Figures 3.8–3.11 represent slices out of the 2-D spectrum. In reality, the complete 2-D long-range maps are often much more complicated, so that a little practice is worthwhile. For example, the long-range 13C,1H correlation for the π-arene complex (3.8a) (Figure 3.12) with its two different naphthyl aromatic fragments reveals rather a lot of cross-peaks. Just as with the Ru-arene complex (3.7), coordinated olefins and arenes have their 13C chemical shifts at lower frequency relative to conventional uncoordinated organic arenes, and this exercise concentrates on assigning a few of the 13C resonances from this organometallic ligand.

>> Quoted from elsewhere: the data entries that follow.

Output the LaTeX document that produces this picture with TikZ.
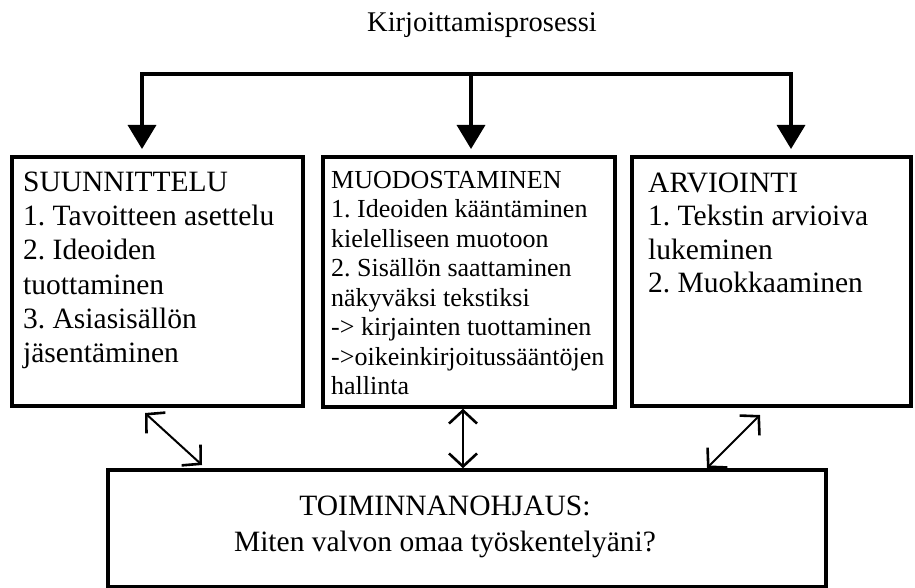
\documentclass[tikz,border=0pt]{standalone}
\usepackage{fontspec}
\setmainfont{Liberation Serif}
\frenchspacing
\usetikzlibrary{arrows.meta}

\tikzset{
  frame/.style={draw, line width=3.5pt, rectangle, anchor=north west, inner sep=0pt, outer sep=0pt},
  boxtext/.style={anchor=north west, align=left, inner sep=0pt},
  flow/.style={line width=3.5pt, -{Triangle[width=28pt,length=24pt]}, shorten >=8pt},
  link/.style={line width=2pt, {Straight Barb[length=13pt,width=28pt,line width=2.6pt]}-{Straight Barb[length=13pt,width=28pt,line width=2.6pt]}},
}

\begin{document}
\begin{tikzpicture}[x=1pt, y=1pt]
  \useasboundingbox (0,0) rectangle (915,-588);
  \node[anchor=base, inner sep=0pt, font=\fontsize{28.5}{34}\selectfont] (title) at (482,-32) {Kirjoittamisprosessi};

  % the three phases and the control box
  \node[frame, minimum width=291, minimum height=249] (plan) at (12,-157) {};
  \node[frame, minimum width=292, minimum height=250] (form) at (323,-157) {};
  \node[frame, minimum width=279, minimum height=249] (eval) at (632,-157) {};
  \node[frame, minimum width=718, minimum height=116.5] (ctrl) at (108,-470) {};

  \node[boxtext, font=\fontsize{29.5}{34.3}\selectfont] (plantext) at (23,-171.5)
    {SUUNNITTELU\\1. Tavoitteen asettelu\\2. Ideoiden\\tuottaminen\\3. Asiasisällön\\jäsentäminen};
  \node[boxtext, font=\fontsize{26}{29.5}\selectfont] (formtext) at (331,-171)
    {MUODOSTAMINEN\\1. Ideoiden kääntäminen\\kielelliseen muotoon\\2. Sisällön saattaminen\\näkyväksi tekstiksi\\-> kirjainten tuottaminen\\->oikeinkirjoitussääntöjen\\hallinta};
  \node[boxtext, font=\fontsize{29.5}{33.5}\selectfont] (evaltext) at (648,-172.5)
    {ARVIOINTI\\1. Tekstin arvioiva\\lukeminen\\2. Muokkaaminen};
  \node[anchor=north, align=center, inner sep=0pt, font=\fontsize{29.5}{36.7}\selectfont] (ctrltext) at (445,-495.5)
    {TOIMINNANOHJAUS:\\Miten valvon omaa työskentelyäni?};

  % tree from the top
  \coordinate (barL) at (142,-74);
  \coordinate (barM) at (471,-74);
  \coordinate (barR) at (791,-74);
  \draw[line width=3.5pt, line cap=rect] (barL) -- (barR);
  \draw[flow] (barL) -- (barL |- plan.north);
  \draw[flow] (barM) -- (barM |- form.north);
  \draw[flow] (barR) -- (barR |- eval.north);

  % links to the control box
  \draw[link] ([shift={(-12.5,-7)}]plan.south) -- ([shift={(94,5)}]ctrl.north west);
  \draw[link, shorten <=1.75pt, shorten >=1.75pt] ([xshift=-6]form.south) -- ([xshift=-4]ctrl.north);
  \draw[link] ([shift={(-11.5,-9)}]eval.south) -- ([shift={(-119,2)}]ctrl.north east);
\end{tikzpicture}
\end{document}
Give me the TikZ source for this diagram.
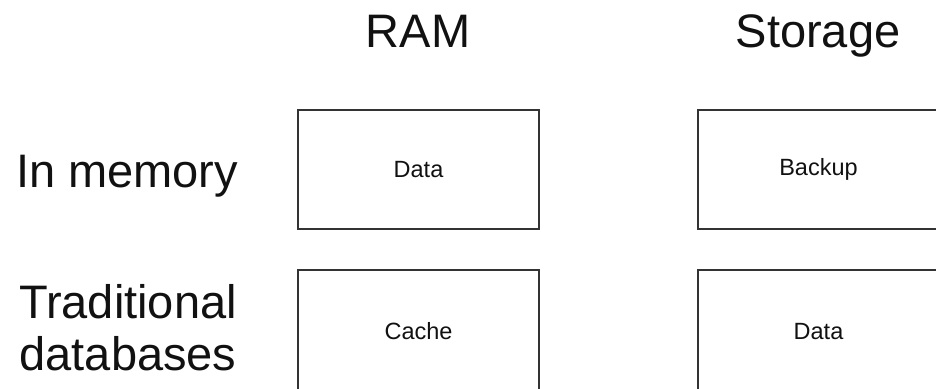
\documentclass[tikz,border=0pt]{standalone}
\usepackage{fontspec}
\setmainfont{Liberation Sans}
\definecolor{linec}{HTML}{333333}
\definecolor{textc}{HTML}{111111}
\begin{document}
\begin{tikzpicture}[x=1pt,y=-1pt,
  head/.style={inner sep=0pt,anchor=base,font=\fontsize{47}{52}\selectfont,text=textc},
  cell/.style={draw=linec,line width=1.8pt,minimum width=241pt,minimum height=119pt,inner sep=0pt,font=\fontsize{23.5}{26}\selectfont,text=textc},
  lowcell/.style={cell,minimum height=125pt}]
\useasboundingbox (0,0) rectangle (936,388);
\clip (0,0) rectangle (936,388);
\node[head] (ram) at (418,47) {RAM};
\node[head] (storage) at (818,47) {Storage};
\node[head] (inmem) at (127,187) {In memory};
\node[head] (trad) at (128,318) {Traditional};
\node[head] (dbs) at (128,370) {databases};
\node[cell] (ramdata) at (418.5,169.5) {Data};
\node[cell] (backup) at (818.5,169.5) {Backup};
\node[lowcell] (cache) at (418.5,332.5) {\raisebox{3pt}{Cache}};
\node[lowcell] (stdata) at (818.5,332.5) {\raisebox{3pt}{Data}};
\end{tikzpicture}
\end{document}
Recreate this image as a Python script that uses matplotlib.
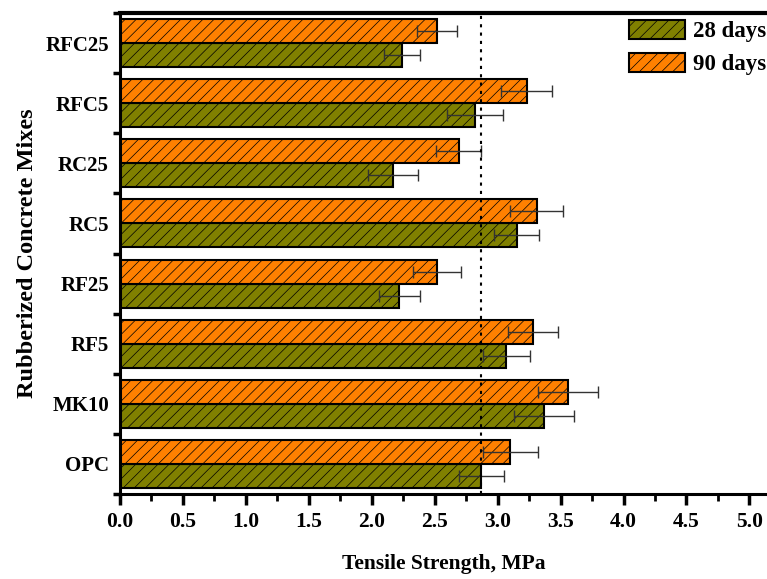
import numpy as np
import matplotlib
matplotlib.use("Agg")
import matplotlib.pyplot as plt
from matplotlib.ticker import MultipleLocator

# ===============================
# dados (MPa)
# ===============================
mixes = ["OPC", "MK10", "RF5", "RF25", "RC5", "RC25", "RFC5", "RFC25"]
ts_28 = [2.87, 3.37, 3.07, 2.22, 3.15, 2.17, 2.82, 2.24]
err_28 = [0.18, 0.24, 0.19, 0.16, 0.18, 0.20, 0.22, 0.14]
ts_90 = [3.10, 3.56, 3.28, 2.52, 3.31, 2.69, 3.23, 2.52]
err_90 = [0.22, 0.24, 0.20, 0.19, 0.21, 0.18, 0.20, 0.16]

plt.rcParams["font.family"] = ["Liberation Serif", "DejaVu Serif"]
plt.rcParams["font.weight"] = "bold"
plt.rcParams["hatch.linewidth"] = 0.5
plt.rcParams["hatch.color"] = "black"

fig = plt.figure(figsize=(7.67, 5.79), dpi=100)
ax = fig.add_axes([120 / 767, 1 - 494 / 579, 1 - 120 / 767, (494 - 13) / 579])

y = np.arange(len(mixes))
h = 0.4
err_kw = dict(ecolor="#333333", elinewidth=1.0, capsize=4, capthick=1.0)

ax.barh(y - h / 2, ts_28, height=h, color="#808000", edgecolor="black",
        linewidth=1.5, hatch="///", xerr=err_28, error_kw=err_kw, label="28 days")
ax.barh(y + h / 2, ts_90, height=h, color="#FF8000", edgecolor="black",
        linewidth=1.5, hatch="///", xerr=err_90, error_kw=err_kw, label="90 days")

# linha de referência = OPC aos 28 dias
ax.axvline(ts_28[0], color="black", linestyle=(0, (1.5, 2.5)), linewidth=1.5, zorder=5)

ax.set_xlim(0, 5.14)
ax.set_ylim(-0.5, len(mixes) - 0.5)

ax.xaxis.set_major_locator(MultipleLocator(0.5))
ax.xaxis.set_minor_locator(MultipleLocator(0.25))
ax.xaxis.set_major_formatter(matplotlib.ticker.FormatStrFormatter("%.1f"))

# ticks nas fronteiras, rótulos no centro das categorias
ax.set_yticks(np.arange(-0.5, len(mixes), 1.0))
ax.set_yticklabels([])
ax.set_yticks(y, minor=True)
ax.set_yticklabels(mixes, minor=True)

ax.tick_params(axis="x", which="major", direction="out", length=8, width=2.5,
               labelsize=15.5, pad=5)
ax.tick_params(axis="x", which="minor", direction="out", length=5, width=2.0)
ax.tick_params(axis="y", which="major", direction="out", length=5, width=2.5)
ax.tick_params(axis="y", which="minor", length=0, labelsize=15, pad=8)

for s in ["left", "bottom"]:
    ax.spines[s].set_linewidth(2.2)
ax.spines["top"].set_linewidth(3)
ax.spines["right"].set_visible(False)

ax.set_xlabel("Tensile Strength, MPa", fontsize=15.5, fontweight="bold", labelpad=16)
ax.set_ylabel("Rubberized Concrete Mixes", fontsize=17.5, fontweight="bold")
ax.yaxis.set_label_coords(-0.127, 0.5)

ax.legend(loc="upper right", bbox_to_anchor=(766 / 767, 1 - 20 / 579),
          bbox_transform=fig.transFigure, frameon=False, fontsize=16.5,
          handlelength=2.45, handleheight=0.9, labelspacing=0.45,
          handletextpad=0.35, borderpad=0, borderaxespad=0)

fig.savefig("out.png", dpi=100)
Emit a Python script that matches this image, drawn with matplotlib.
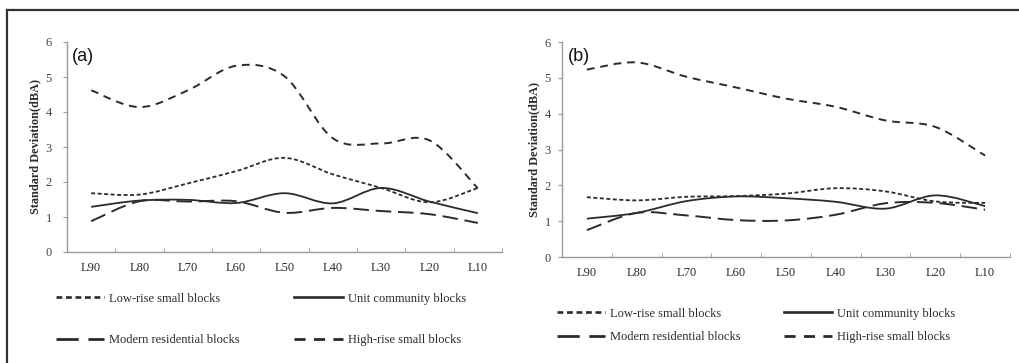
import numpy as np
import matplotlib
matplotlib.use('Agg')
import matplotlib.pyplot as plt
from matplotlib.path import Path
from matplotlib.patches import PathPatch
from matplotlib.lines import Line2D

# categories (x axis)
levels = ['L90', 'L80', 'L70', 'L60', 'L50', 'L40', 'L30', 'L20', 'L10']

# (a)
low_a = [1.68, 1.64, 1.96, 2.31, 2.69, 2.22, 1.83, 1.42, 1.83]
unit_a = [1.29, 1.47, 1.49, 1.40, 1.68, 1.39, 1.83, 1.44, 1.11]
modern_a = [0.88, 1.45, 1.44, 1.45, 1.12, 1.26, 1.17, 1.08, 0.83]
high_a = [4.62, 4.14, 4.62, 5.32, 5.02, 3.25, 3.10, 3.19, 1.82]

# (b)
low_b = [1.67, 1.58, 1.68, 1.70, 1.77, 1.92, 1.83, 1.55, 1.51]
unit_b = [1.07, 1.23, 1.56, 1.69, 1.64, 1.54, 1.35, 1.72, 1.42]
modern_b = [0.75, 1.23, 1.16, 1.03, 1.02, 1.18, 1.50, 1.51, 1.32]
high_b = [5.23, 5.43, 5.03, 4.73, 4.42, 4.19, 3.81, 3.63, 2.83]

names = ['Low-rise small blocks', 'Unit community blocks',
         'Modern residential blocks', 'High-rise small blocks']

ink = '#2b2b2b'
styles = [dict(ls=(0, (2.2, 1.4)), lw=1.3),
          dict(ls='-', lw=1.3),
          dict(ls=(0, (8, 3.5)), lw=1.4),
          dict(ls=(0, (4, 3)), lw=1.4)]

serif = 'Liberation Serif'


def smooth_path(y):
    # excel-like smoothed line: catmull-rom turned into cubic bezier
    x = np.arange(len(y), dtype=float)
    p = np.column_stack([x, np.asarray(y, float)])
    verts = [p[0]]
    codes = [Path.MOVETO]
    for i in range(len(p) - 1):
        p0 = p[max(i - 1, 0)]
        p1 = p[i]
        p2 = p[i + 1]
        p3 = p[min(i + 2, len(p) - 1)]
        c1 = p1 + (p2 - p0) / 6.0
        c2 = p2 - (p3 - p1) / 6.0
        verts += [c1, c2, p2]
        codes += [Path.CURVE4] * 3
    return Path(verts, codes)


def panel(ax, series, tag, ypad):
    for vals, st in zip(series, styles):
        ax.add_patch(PathPatch(smooth_path(vals), fill=False, edgecolor=ink,
                               linestyle=st['ls'], linewidth=st['lw'],
                               capstyle='butt'))
    ax.set_xlim(-0.5, len(levels) - 0.5)
    ax.set_ylim(0, 6)
    ax.set_yticks(range(7))
    ax.set_xticks(np.arange(len(levels)))
    ax.set_xticklabels(levels, fontfamily=serif, fontsize=9, color=ink)
    ax.set_xticks(np.arange(len(levels) + 1) - 0.5, minor=True)
    ax.tick_params(axis='x', which='major', length=0, pad=7)
    ax.tick_params(axis='x', which='minor', length=3, direction='in', color='#999999')
    ax.tick_params(axis='y', length=3, direction='out', color='#999999', pad=ypad,
                   labelsize=9)
    for t in ax.get_yticklabels():
        t.set_fontfamily(serif)
        t.set_color('#444444')
    for s in ['top', 'right']:
        ax.spines[s].set_visible(False)
    for s in ['left', 'bottom']:
        ax.spines[s].set_color('#999999')
        ax.spines[s].set_linewidth(1.0)
    ax.set_ylabel('Standard Deviation(dBA)', fontfamily=serif, fontweight='bold',
                  fontsize=8.8, color=ink, labelpad=3)
    ax.text(0.012, 0.97, tag, transform=ax.transAxes, fontfamily='Liberation Sans',
            fontsize=13, va='top', ha='left', color='#111111')


fig = plt.figure(figsize=(10.2, 3.63), dpi=100)
ax1 = fig.add_axes([67 / 1020, 1 - 252 / 363, 435 / 1020, 210 / 363])
ax2 = fig.add_axes([562 / 1020, 1 - 257 / 363, 448 / 1020, 215 / 363])

panel(ax1, [low_a, unit_a, modern_a, high_a], '(a)', 8)
panel(ax2, [low_b, unit_b, modern_b, high_b], '(b)', 5)

handles = [Line2D([], [], color=ink, linestyle=st['ls'], linewidth=st['lw'] + 0.6)
           for st in styles]
# legend fills column by column: reorder so rows read Low-rise/Unit, Modern/High-rise
order = [0, 2, 1, 3]
h_ord = [handles[i] for i in order]
n_ord = [names[i] for i in order]

leg1 = ax1.legend(h_ord, n_ord, ncol=2, loc='upper left',
                  bbox_to_anchor=(-0.052, -0.14), frameon=False,
                  prop={'family': serif, 'size': 9}, handlelength=3.9,
                  handletextpad=0.4, columnspacing=4.3, labelspacing=2.35)
leg2 = ax2.legend(h_ord, n_ord, ncol=2, loc='upper left',
                  bbox_to_anchor=(-0.037, -0.183), frameon=False,
                  prop={'family': serif, 'size': 9}, handlelength=3.9,
                  handletextpad=0.4, columnspacing=3.4, labelspacing=0.95)
for leg in (leg1, leg2):
    for t in leg.get_texts():
        t.set_color(ink)

# outer frame (top and left edges visible)
fig.add_artist(Line2D([7 / 1020, 7 / 1020], [0, 1 - 10 / 363], color='#333333',
                      lw=1.6, transform=fig.transFigure))
fig.add_artist(Line2D([7 / 1020, 1], [1 - 10 / 363, 1 - 10 / 363], color='#333333',
                      lw=1.6, transform=fig.transFigure))

fig.savefig('out.png', dpi=100)
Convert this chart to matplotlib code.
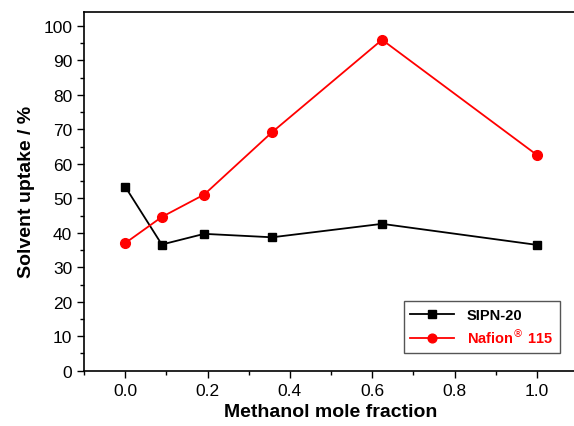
import matplotlib.pyplot as plt
from matplotlib.ticker import MultipleLocator

plt.rcParams['font.family'] = ['Liberation Sans', 'DejaVu Sans']

# data
x_frac = [0.0, 0.089, 0.192, 0.357, 0.624, 1.0]
sipn20 = [53.4, 36.6, 39.7, 38.7, 42.6, 36.5]
nafion = [37.0, 44.6, 51.1, 69.2, 96.0, 62.6]
series_names = ['SIPN-20', 'Nafion$^{\\circledR}$ 115']


def main():
    fig = plt.figure(figsize=(5.74, 4.27), dpi=100)
    ax = fig.add_axes([84 / 574, 1 - 371.7 / 427, (578 - 84) / 574, (371.7 - 12.5) / 427])

    ax.plot(x_frac, sipn20, color='black', marker='s', markersize=6, lw=1.3,
            label=series_names[0])
    ax.plot(x_frac, nafion, color='red', marker='o', markersize=7, lw=1.3,
            label=series_names[1])

    ax.set_xlim(-0.1, 1.1)
    ax.set_ylim(0, 104.2)
    ax.xaxis.set_major_locator(MultipleLocator(0.2))
    ax.xaxis.set_minor_locator(MultipleLocator(0.1))
    ax.yaxis.set_major_locator(MultipleLocator(10))
    ax.yaxis.set_minor_locator(MultipleLocator(5))
    ax.set_xticks([0.0, 0.2, 0.4, 0.6, 0.8, 1.0])
    ax.tick_params(which='major', direction='out', length=5, width=1, labelsize=12.5)
    ax.tick_params(which='minor', direction='out', length=3, width=1)
    for s in ax.spines.values():
        s.set_linewidth(1.2)

    ax.set_xlabel('Methanol mole fraction', fontsize=14, fontweight='bold', labelpad=4)
    ax.set_ylabel('Solvent uptake / %', fontsize=14, fontweight='bold', labelpad=6)

    leg = ax.legend(loc='lower right', bbox_to_anchor=(560 / 574, 1 - 354 / 427),
                    bbox_transform=fig.transFigure, borderaxespad=0, fancybox=False,
                    framealpha=1, edgecolor='#555555',
                    prop={'weight': 'bold', 'size': 10.5}, markerscale=0.9,
                    handlelength=3, handletextpad=0.9, borderpad=0.45,
                    labelspacing=0.35)
    leg.get_frame().set_linewidth(1.0)
    for t, c in zip(leg.get_texts(), ['black', 'red']):
        t.set_color(c)

    fig.savefig('out.png', dpi=100)


if __name__ == '__main__':
    main()
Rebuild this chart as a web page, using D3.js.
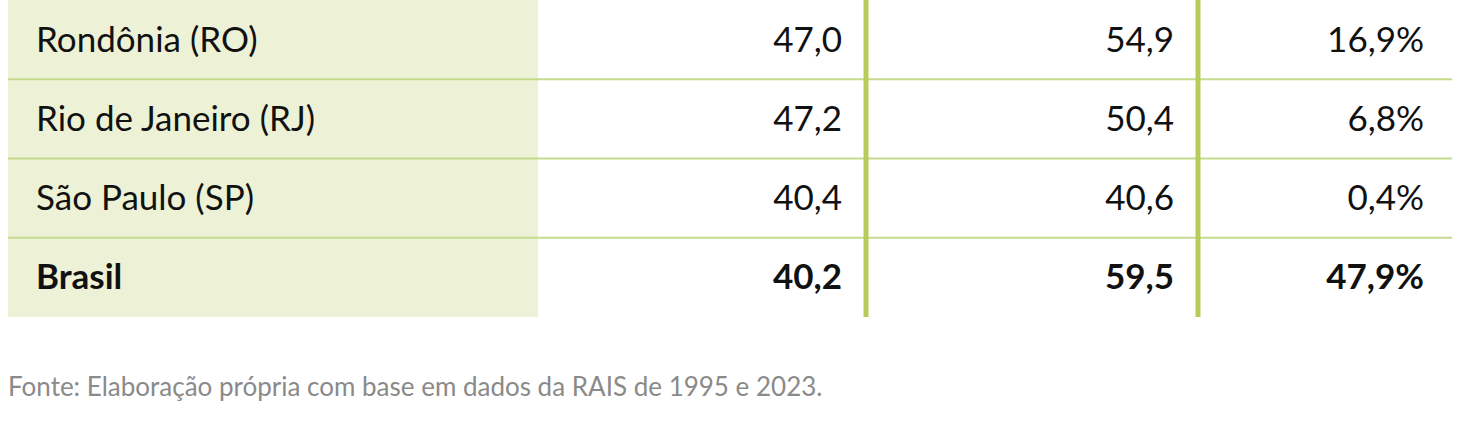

The experimental cross-peaks arising from the three aryl protons of the coordinated ring, H4–H6, appear between 5.5 and 6.5 ppm (see 3.8b). The very weak signal for the fully substituted carbon, C1 of the coordinated ring, indicated with an arrow on the vertical axis, appears close to 100 ppm, and can be identified via the correlations to H5–H7. In addition to the correlations connecting C1 to H5 and H7, the two-bond correlation to H6 is also visible. The related carbon, C1′, appears at much higher frequency (see the second arrow in the spectrum). The cross-peaks from H6 and H10 assign C4, and the two fairly strong cross-peaks from the pseudo-para proton, H4, assign the fully substituted complexed carbon C2 in addition to C6. The three-bond correlation from H6 points to C4 and carbon C3 is assigned via a correlation to H5. The resonance for C5 can be obtained via a one-bond interaction. With a few expansions and some practice, it gets easier!

3.3.5 X,1H Correlations

Long-range HMBC correlations are especially well suited for detecting main-group resonances. A valuable, routinely used long-range correlation involves 31P. For this spin, finding the signal is no problem and obtaining an overview with respect to the presence (or absence) of 31P,1H coupling constants can be very useful, especially since assigning the aryl 1H signals of complicated phosphorus ligands can be a chore. Occasionally, the 31P,1H correlation can be used as a sort of filter and Figure 3.13 gives an example. A slice through the 2-D map of the 31P,1H correlation in which only the cross-peaks from the PPh(OH)(OCH2CH3) ligand are shown narrows the problem and allows one to pinpoint specific, often overlapped signals. In this example, one can assign the strong cross-peaks at about 6.6–6.7 ppm to the ortho PPh resonances. Further, the methylene proton resonance of the ethoxy group, close to 3.5 ppm, is readily identified (despite half of it being overlapped with an arene proton from the complexed ring). These protons afford easily recognized strong cross-peaks because of the large 3J(P-O-C-H) value. There is also a strong cross-peak arising from the P(OH) moiety near 9.7 ppm.

Figure 3.1431P,1H correlation spectrum of complex 3.10 in THF solution showing the connectivity between the two diastereotopic phosphorus atoms and (a) the four methyl groups (indicated at low frequency by the boxed cross-peaks) and (b) the two terminal allyl protons (1H, 500 MHz, RT) [20].